Instructions for the task.
Retype the data that follows line by line, exactly, and leave its pictures out.

Given material.
--------
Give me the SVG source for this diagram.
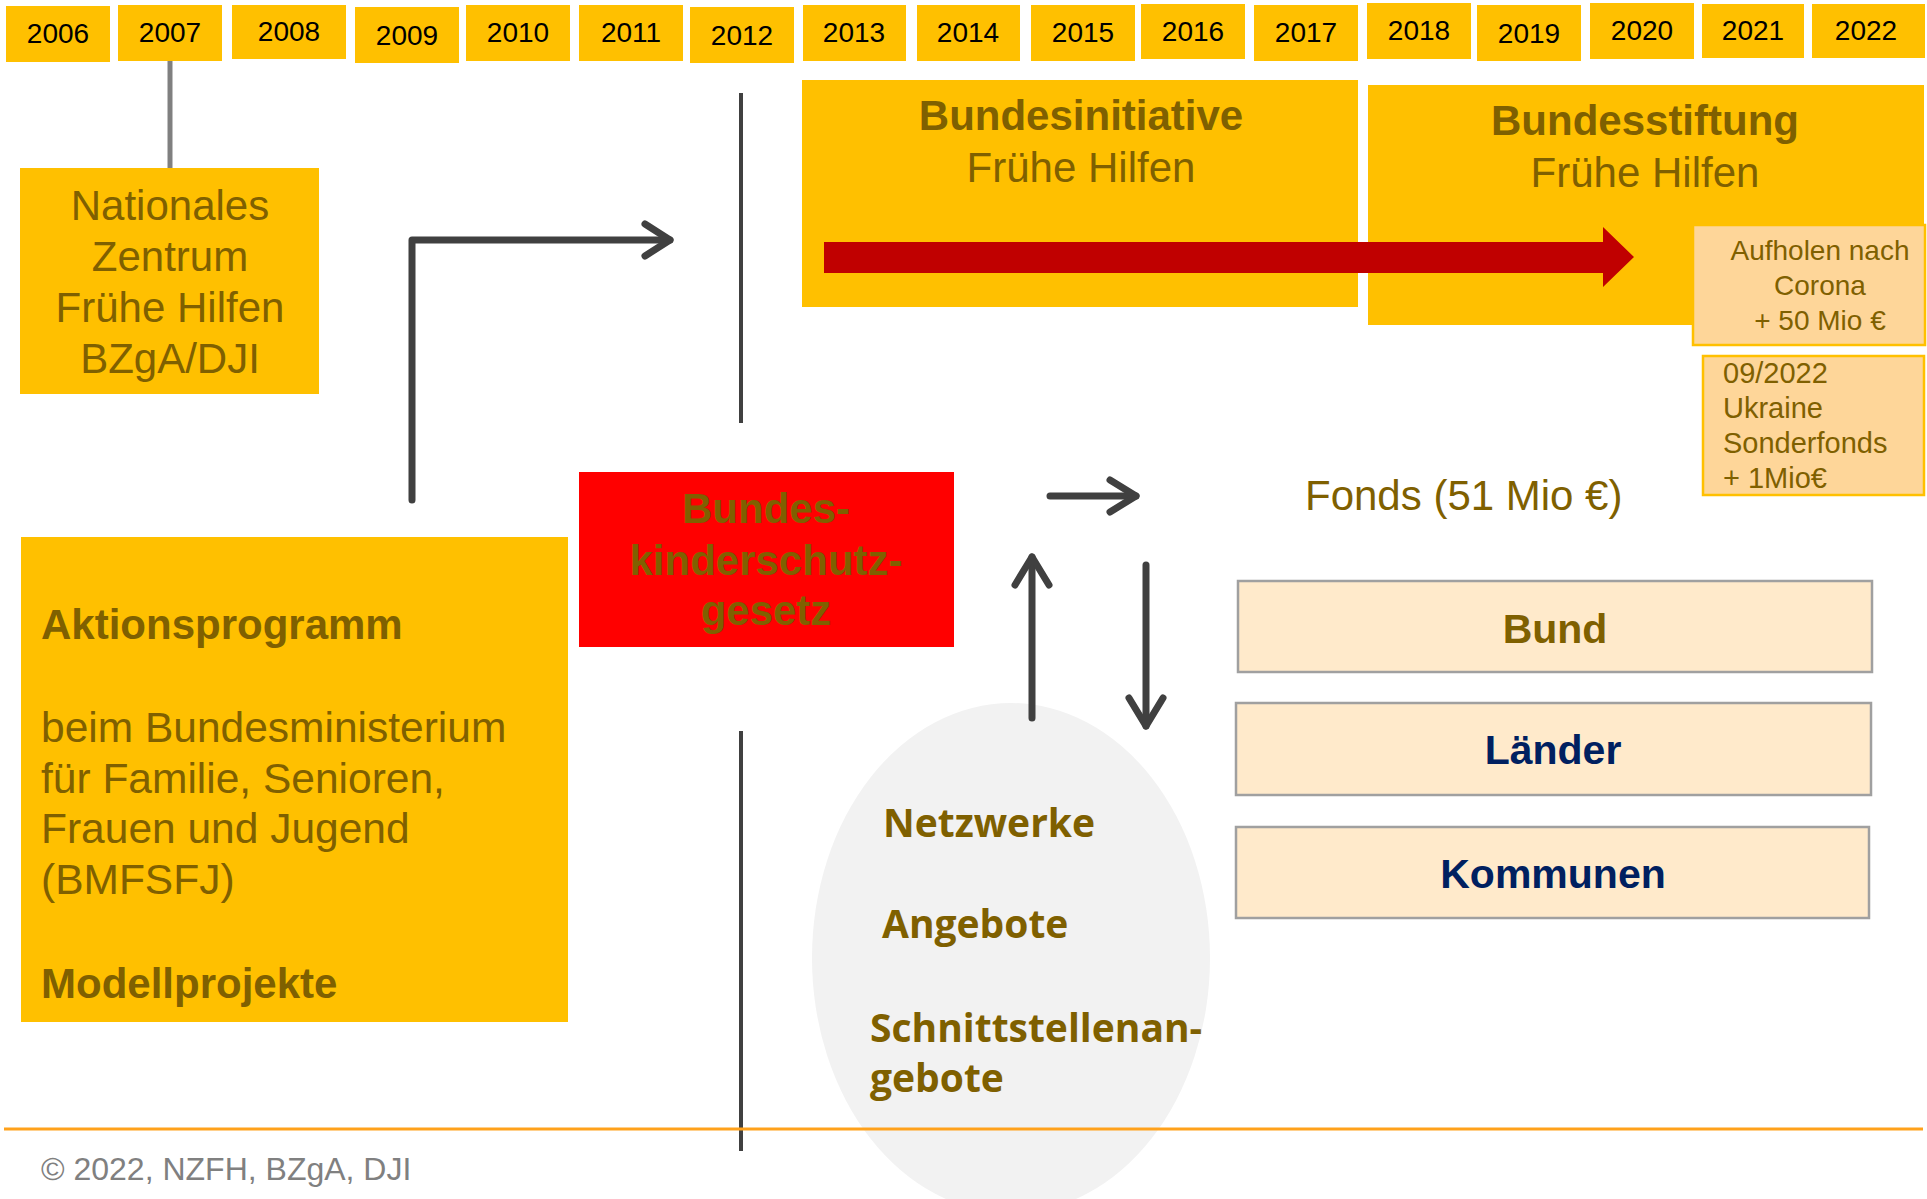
<svg xmlns="http://www.w3.org/2000/svg" width="1927" height="1199" viewBox="0 0 1927 1199">
<defs>
<style>
.yr{fill:#FFC000}
.yt{font-family:"Liberation Sans",Arial,sans-serif;font-size:28px;fill:#000;text-anchor:middle}
.gold{fill:#FFC000}
.ol{fill:#7F6000;font-family:"Liberation Sans",Arial,sans-serif}
.b{font-weight:bold}
.mid{text-anchor:middle}
.conn{stroke:#404040;stroke-width:7;fill:none;stroke-linecap:round;stroke-linejoin:round}
.vline{stroke:#404040;stroke-width:4;fill:none}
.peach{fill:#FED699;stroke:#FFC000;stroke-width:2.5}
.lvl{fill:#FFEACB;stroke:#A0A0A0;stroke-width:2.5}
.el{fill:#7F6000;font-family:"Open Sans","Noto Sans",sans-serif;font-weight:bold;font-size:39px}
.navy{fill:#002060}
</style>
</defs>
<rect width="1927" height="1199" fill="#fff"/>

<g id="timeline">
<rect class="yr" x="6" y="6" width="104" height="56"/><text class="yt" x="58" y="43">2006</text>
<rect class="yr" x="118" y="5" width="104" height="56"/><text class="yt" x="170" y="42">2007</text>
<rect class="yr" x="232" y="5" width="114" height="54"/><text class="yt" x="289" y="41">2008</text>
<rect class="yr" x="355" y="7" width="104" height="56"/><text class="yt" x="407" y="45">2009</text>
<rect class="yr" x="466" y="5" width="104" height="56"/><text class="yt" x="518" y="42">2010</text>
<rect class="yr" x="579" y="5" width="104" height="56"/><text class="yt" x="631" y="42">2011</text>
<rect class="yr" x="690" y="7" width="104" height="56"/><text class="yt" x="742" y="45">2012</text>
<rect class="yr" x="803" y="5" width="103" height="56"/><text class="yt" x="854" y="42">2013</text>
<rect class="yr" x="917" y="5" width="103" height="56"/><text class="yt" x="968" y="42">2014</text>
<rect class="yr" x="1031" y="5" width="104" height="56"/><text class="yt" x="1083" y="42">2015</text>
<rect class="yr" x="1141" y="4" width="104" height="55"/><text class="yt" x="1193" y="41">2016</text>
<rect class="yr" x="1254" y="5" width="104" height="56"/><text class="yt" x="1306" y="42">2017</text>
<rect class="yr" x="1367" y="3" width="104" height="56"/><text class="yt" x="1419" y="40">2018</text>
<rect class="yr" x="1477" y="5" width="104" height="56"/><text class="yt" x="1529" y="43">2019</text>
<rect class="yr" x="1590" y="3" width="104" height="56"/><text class="yt" x="1642" y="40">2020</text>
<rect class="yr" x="1702" y="4" width="102" height="54"/><text class="yt" x="1753" y="40">2021</text>
<rect class="yr" x="1812" y="4" width="113" height="54"/><text class="yt" x="1866" y="40">2022</text>
</g>

<g id="ellipse-node">
<ellipse cx="1011" cy="958" rx="199" ry="255" fill="#F2F2F2"/>
<text class="el" x="883" y="837">Netzwerke</text>
<text class="el" x="882" y="938">Angebote</text>
<text class="el" x="870" y="1042">Schnittstellenan-</text>
<text class="el" x="870" y="1092">gebote</text>
</g>

<g id="connectors">
<line x1="170" y1="61" x2="170" y2="168" stroke="#808080" stroke-width="5"/>
<path class="conn" d="M412 500 V240 H670"/>
<path class="conn" d="M645 224 L670 240 L645 256"/>
<line class="vline" x1="741" y1="93" x2="741" y2="423"/>
<line class="vline" x1="741" y1="731" x2="741" y2="1151"/>
<path class="conn" d="M1050 496 H1136"/>
<path class="conn" d="M1110 480 L1136 496 L1110 512"/>
<path class="conn" d="M1032 718 V557"/>
<path class="conn" d="M1015 585 L1032 557 L1049 585"/>
<path class="conn" d="M1146 565 V726"/>
<path class="conn" d="M1129 698 L1146 726 L1163 698"/>
</g>

<g id="nzfh">
<rect class="gold" x="20" y="168" width="299" height="226"/>
<text class="ol mid" font-size="42" x="170" y="220">Nationales</text>
<text class="ol mid" font-size="42" x="170" y="271">Zentrum</text>
<text class="ol mid" font-size="42" x="170" y="322">Frühe Hilfen</text>
<text class="ol mid" font-size="42" x="170" y="373">BZgA/DJI</text>
</g>

<g id="bundesinitiative">
<rect class="gold" x="802" y="80" width="556" height="227"/>
<text class="ol mid b" font-size="42" x="1081" y="130">Bundesinitiative</text>
<text class="ol mid" font-size="42" x="1081" y="182">Frühe Hilfen</text>
</g>

<g id="bundesstiftung">
<rect class="gold" x="1368" y="85" width="556" height="240"/>
<text class="ol mid b" font-size="42" x="1645" y="135">Bundesstiftung</text>
<text class="ol mid" font-size="42" x="1645" y="187">Frühe Hilfen</text>
</g>

<g id="red-arrow">
<polygon fill="#C00000" points="824,242 1603,242 1603,227 1634,257 1603,287 1603,273 824,273"/>
</g>

<g id="aufholen">
<rect class="peach" x="1693" y="225" width="232" height="120"/>
<text class="ol mid" font-size="28" x="1820" y="260">Aufholen nach</text>
<text class="ol mid" font-size="28" x="1820" y="295">Corona</text>
<text class="ol mid" font-size="28" x="1820" y="330">+ 50 Mio €</text>
</g>

<g id="ukraine">
<rect class="peach" x="1703" y="356" width="221" height="139"/>
<text class="ol" font-size="29" x="1723" y="383">09/2022</text>
<text class="ol" font-size="29" x="1723" y="418">Ukraine</text>
<text class="ol" font-size="29" x="1723" y="453">Sonderfonds</text>
<text class="ol" font-size="29" x="1723" y="488">+ 1Mio€</text>
</g>

<g id="bkisch">
<rect x="579" y="472" width="375" height="175" fill="#FF0000"/>
<text class="ol mid b" font-size="42" x="766" y="523">Bundes-</text>
<text class="ol mid b" font-size="42" x="766" y="575">kinderschutz-</text>
<text class="ol mid b" font-size="42" x="766" y="625">gesetz</text>
</g>

<g id="fonds">
<text class="ol" font-size="42" x="1305" y="510">Fonds (51 Mio €)</text>
</g>

<g id="aktionsprogramm">
<rect class="gold" x="21" y="537" width="547" height="485"/>
<text class="ol b" font-size="42" x="41" y="639">Aktionsprogramm</text>
<text class="ol" font-size="42.5" x="41" y="742">beim Bundesministerium</text>
<text class="ol" font-size="42.5" x="41" y="793">für Familie, Senioren,</text>
<text class="ol" font-size="42.5" x="41" y="843">Frauen und Jugend</text>
<text class="ol" font-size="42.5" x="41" y="894">(BMFSFJ)</text>
<text class="ol b" font-size="42" x="41" y="998">Modellprojekte</text>
</g>

<g id="bund">
<rect class="lvl" x="1238" y="581" width="634" height="91"/>
<text class="ol mid b" font-size="41" x="1555" y="643">Bund</text>
</g>
<g id="laender">
<rect class="lvl" x="1236" y="703" width="635" height="92"/>
<text class="ol mid b navy" font-size="41" x="1553" y="764">Länder</text>
</g>
<g id="kommunen">
<rect class="lvl" x="1236" y="827" width="633" height="91"/>
<text class="ol mid b navy" font-size="41" x="1553" y="888">Kommunen</text>
</g>

<g id="footer">
<line x1="4" y1="1129" x2="1923" y2="1129" stroke="#FFA11B" stroke-width="3"/>
<text x="41" y="1180" font-family="'Liberation Sans',Arial,sans-serif" font-size="32" fill="#808080">© 2022, NZFH, BZgA, DJI</text>
</g>
</svg>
--------
Exercise output.
Give me the SVG source for this diagram.
<svg xmlns="http://www.w3.org/2000/svg" width="1927" height="1199" viewBox="0 0 1927 1199">
<defs>
<style>
.yr{fill:#FFC000}
.yt{font-family:"Liberation Sans",Arial,sans-serif;font-size:28px;fill:#000;text-anchor:middle}
.gold{fill:#FFC000}
.ol{fill:#7F6000;font-family:"Liberation Sans",Arial,sans-serif}
.b{font-weight:bold}
.mid{text-anchor:middle}
.conn{stroke:#404040;stroke-width:7;fill:none;stroke-linecap:round;stroke-linejoin:round}
.vline{stroke:#404040;stroke-width:4;fill:none}
.peach{fill:#FED699;stroke:#FFC000;stroke-width:2.5}
.lvl{fill:#FFEACB;stroke:#A0A0A0;stroke-width:2.5}
.el{fill:#7F6000;font-family:"Open Sans","Noto Sans",sans-serif;font-weight:bold;font-size:39px}
.navy{fill:#002060}
</style>
</defs>
<rect width="1927" height="1199" fill="#fff"/>

<g id="timeline">
<rect class="yr" x="6" y="6" width="104" height="56"/><text class="yt" x="58" y="43">2006</text>
<rect class="yr" x="118" y="5" width="104" height="56"/><text class="yt" x="170" y="42">2007</text>
<rect class="yr" x="232" y="5" width="114" height="54"/><text class="yt" x="289" y="41">2008</text>
<rect class="yr" x="355" y="7" width="104" height="56"/><text class="yt" x="407" y="45">2009</text>
<rect class="yr" x="466" y="5" width="104" height="56"/><text class="yt" x="518" y="42">2010</text>
<rect class="yr" x="579" y="5" width="104" height="56"/><text class="yt" x="631" y="42">2011</text>
<rect class="yr" x="690" y="7" width="104" height="56"/><text class="yt" x="742" y="45">2012</text>
<rect class="yr" x="803" y="5" width="103" height="56"/><text class="yt" x="854" y="42">2013</text>
<rect class="yr" x="917" y="5" width="103" height="56"/><text class="yt" x="968" y="42">2014</text>
<rect class="yr" x="1031" y="5" width="104" height="56"/><text class="yt" x="1083" y="42">2015</text>
<rect class="yr" x="1141" y="4" width="104" height="55"/><text class="yt" x="1193" y="41">2016</text>
<rect class="yr" x="1254" y="5" width="104" height="56"/><text class="yt" x="1306" y="42">2017</text>
<rect class="yr" x="1367" y="3" width="104" height="56"/><text class="yt" x="1419" y="40">2018</text>
<rect class="yr" x="1477" y="5" width="104" height="56"/><text class="yt" x="1529" y="43">2019</text>
<rect class="yr" x="1590" y="3" width="104" height="56"/><text class="yt" x="1642" y="40">2020</text>
<rect class="yr" x="1702" y="4" width="102" height="54"/><text class="yt" x="1753" y="40">2021</text>
<rect class="yr" x="1812" y="4" width="113" height="54"/><text class="yt" x="1866" y="40">2022</text>
</g>

<g id="ellipse-node">
<ellipse cx="1011" cy="958" rx="199" ry="255" fill="#F2F2F2"/>
<text class="el" x="883" y="837">Netzwerke</text>
<text class="el" x="882" y="938">Angebote</text>
<text class="el" x="870" y="1042">Schnittstellenan-</text>
<text class="el" x="870" y="1092">gebote</text>
</g>

<g id="connectors">
<line x1="170" y1="61" x2="170" y2="168" stroke="#808080" stroke-width="5"/>
<path class="conn" d="M412 500 V240 H670"/>
<path class="conn" d="M645 224 L670 240 L645 256"/>
<line class="vline" x1="741" y1="93" x2="741" y2="423"/>
<line class="vline" x1="741" y1="731" x2="741" y2="1151"/>
<path class="conn" d="M1050 496 H1136"/>
<path class="conn" d="M1110 480 L1136 496 L1110 512"/>
<path class="conn" d="M1032 718 V557"/>
<path class="conn" d="M1015 585 L1032 557 L1049 585"/>
<path class="conn" d="M1146 565 V726"/>
<path class="conn" d="M1129 698 L1146 726 L1163 698"/>
</g>

<g id="nzfh">
<rect class="gold" x="20" y="168" width="299" height="226"/>
<text class="ol mid" font-size="42" x="170" y="220">Nationales</text>
<text class="ol mid" font-size="42" x="170" y="271">Zentrum</text>
<text class="ol mid" font-size="42" x="170" y="322">Frühe Hilfen</text>
<text class="ol mid" font-size="42" x="170" y="373">BZgA/DJI</text>
</g>

<g id="bundesinitiative">
<rect class="gold" x="802" y="80" width="556" height="227"/>
<text class="ol mid b" font-size="42" x="1081" y="130">Bundesinitiative</text>
<text class="ol mid" font-size="42" x="1081" y="182">Frühe Hilfen</text>
</g>

<g id="bundesstiftung">
<rect class="gold" x="1368" y="85" width="556" height="240"/>
<text class="ol mid b" font-size="42" x="1645" y="135">Bundesstiftung</text>
<text class="ol mid" font-size="42" x="1645" y="187">Frühe Hilfen</text>
</g>

<g id="red-arrow">
<polygon fill="#C00000" points="824,242 1603,242 1603,227 1634,257 1603,287 1603,273 824,273"/>
</g>

<g id="aufholen">
<rect class="peach" x="1693" y="225" width="232" height="120"/>
<text class="ol mid" font-size="28" x="1820" y="260">Aufholen nach</text>
<text class="ol mid" font-size="28" x="1820" y="295">Corona</text>
<text class="ol mid" font-size="28" x="1820" y="330">+ 50 Mio €</text>
</g>

<g id="ukraine">
<rect class="peach" x="1703" y="356" width="221" height="139"/>
<text class="ol" font-size="29" x="1723" y="383">09/2022</text>
<text class="ol" font-size="29" x="1723" y="418">Ukraine</text>
<text class="ol" font-size="29" x="1723" y="453">Sonderfonds</text>
<text class="ol" font-size="29" x="1723" y="488">+ 1Mio€</text>
</g>

<g id="bkisch">
<rect x="579" y="472" width="375" height="175" fill="#FF0000"/>
<text class="ol mid b" font-size="42" x="766" y="523">Bundes-</text>
<text class="ol mid b" font-size="42" x="766" y="575">kinderschutz-</text>
<text class="ol mid b" font-size="42" x="766" y="625">gesetz</text>
</g>

<g id="fonds">
<text class="ol" font-size="42" x="1305" y="510">Fonds (51 Mio €)</text>
</g>

<g id="aktionsprogramm">
<rect class="gold" x="21" y="537" width="547" height="485"/>
<text class="ol b" font-size="42" x="41" y="639">Aktionsprogramm</text>
<text class="ol" font-size="42.5" x="41" y="742">beim Bundesministerium</text>
<text class="ol" font-size="42.5" x="41" y="793">für Familie, Senioren,</text>
<text class="ol" font-size="42.5" x="41" y="843">Frauen und Jugend</text>
<text class="ol" font-size="42.5" x="41" y="894">(BMFSFJ)</text>
<text class="ol b" font-size="42" x="41" y="998">Modellprojekte</text>
</g>

<g id="bund">
<rect class="lvl" x="1238" y="581" width="634" height="91"/>
<text class="ol mid b" font-size="41" x="1555" y="643">Bund</text>
</g>
<g id="laender">
<rect class="lvl" x="1236" y="703" width="635" height="92"/>
<text class="ol mid b navy" font-size="41" x="1553" y="764">Länder</text>
</g>
<g id="kommunen">
<rect class="lvl" x="1236" y="827" width="633" height="91"/>
<text class="ol mid b navy" font-size="41" x="1553" y="888">Kommunen</text>
</g>

<g id="footer">
<line x1="4" y1="1129" x2="1923" y2="1129" stroke="#FFA11B" stroke-width="3"/>
<text x="41" y="1180" font-family="'Liberation Sans',Arial,sans-serif" font-size="32" fill="#808080">© 2022, NZFH, BZgA, DJI</text>
</g>
</svg>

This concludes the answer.